▶ **Given instruction**
Copy every line of the listing exactly.

************

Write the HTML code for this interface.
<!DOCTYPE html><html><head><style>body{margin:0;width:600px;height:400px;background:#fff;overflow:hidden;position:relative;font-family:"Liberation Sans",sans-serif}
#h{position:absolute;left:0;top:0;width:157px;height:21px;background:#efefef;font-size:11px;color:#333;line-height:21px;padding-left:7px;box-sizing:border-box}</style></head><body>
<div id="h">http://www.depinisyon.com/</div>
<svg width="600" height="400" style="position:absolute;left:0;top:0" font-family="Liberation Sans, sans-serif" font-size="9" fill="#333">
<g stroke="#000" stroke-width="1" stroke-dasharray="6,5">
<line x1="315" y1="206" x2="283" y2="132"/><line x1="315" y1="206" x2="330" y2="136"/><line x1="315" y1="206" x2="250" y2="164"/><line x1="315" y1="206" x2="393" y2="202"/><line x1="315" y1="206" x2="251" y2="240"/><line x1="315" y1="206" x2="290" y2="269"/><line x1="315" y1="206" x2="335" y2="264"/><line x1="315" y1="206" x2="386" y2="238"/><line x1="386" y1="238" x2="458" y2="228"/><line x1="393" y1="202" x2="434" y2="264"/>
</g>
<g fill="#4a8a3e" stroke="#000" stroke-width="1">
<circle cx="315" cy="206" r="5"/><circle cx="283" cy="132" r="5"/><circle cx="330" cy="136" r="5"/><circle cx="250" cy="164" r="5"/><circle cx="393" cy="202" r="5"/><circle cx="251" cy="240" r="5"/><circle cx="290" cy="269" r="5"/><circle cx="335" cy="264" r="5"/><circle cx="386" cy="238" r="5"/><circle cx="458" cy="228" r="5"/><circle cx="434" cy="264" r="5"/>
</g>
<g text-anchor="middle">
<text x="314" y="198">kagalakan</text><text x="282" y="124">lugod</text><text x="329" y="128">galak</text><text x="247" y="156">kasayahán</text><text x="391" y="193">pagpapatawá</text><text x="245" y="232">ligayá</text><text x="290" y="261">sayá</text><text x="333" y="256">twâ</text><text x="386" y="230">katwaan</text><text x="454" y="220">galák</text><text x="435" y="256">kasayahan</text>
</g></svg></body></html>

************

▶ **Result**
Write the HTML code for this interface.
<!DOCTYPE html><html><head><style>body{margin:0;width:600px;height:400px;background:#fff;overflow:hidden;position:relative;font-family:"Liberation Sans",sans-serif}
#h{position:absolute;left:0;top:0;width:157px;height:21px;background:#efefef;font-size:11px;color:#333;line-height:21px;padding-left:7px;box-sizing:border-box}</style></head><body>
<div id="h">http://www.depinisyon.com/</div>
<svg width="600" height="400" style="position:absolute;left:0;top:0" font-family="Liberation Sans, sans-serif" font-size="9" fill="#333">
<g stroke="#000" stroke-width="1" stroke-dasharray="6,5">
<line x1="315" y1="206" x2="283" y2="132"/><line x1="315" y1="206" x2="330" y2="136"/><line x1="315" y1="206" x2="250" y2="164"/><line x1="315" y1="206" x2="393" y2="202"/><line x1="315" y1="206" x2="251" y2="240"/><line x1="315" y1="206" x2="290" y2="269"/><line x1="315" y1="206" x2="335" y2="264"/><line x1="315" y1="206" x2="386" y2="238"/><line x1="386" y1="238" x2="458" y2="228"/><line x1="393" y1="202" x2="434" y2="264"/>
</g>
<g fill="#4a8a3e" stroke="#000" stroke-width="1">
<circle cx="315" cy="206" r="5"/><circle cx="283" cy="132" r="5"/><circle cx="330" cy="136" r="5"/><circle cx="250" cy="164" r="5"/><circle cx="393" cy="202" r="5"/><circle cx="251" cy="240" r="5"/><circle cx="290" cy="269" r="5"/><circle cx="335" cy="264" r="5"/><circle cx="386" cy="238" r="5"/><circle cx="458" cy="228" r="5"/><circle cx="434" cy="264" r="5"/>
</g>
<g text-anchor="middle">
<text x="314" y="198">kagalakan</text><text x="282" y="124">lugod</text><text x="329" y="128">galak</text><text x="247" y="156">kasayahán</text><text x="391" y="193">pagpapatawá</text><text x="245" y="232">ligayá</text><text x="290" y="261">sayá</text><text x="333" y="256">twâ</text><text x="386" y="230">katwaan</text><text x="454" y="220">galák</text><text x="435" y="256">kasayahan</text>
</g></svg></body></html>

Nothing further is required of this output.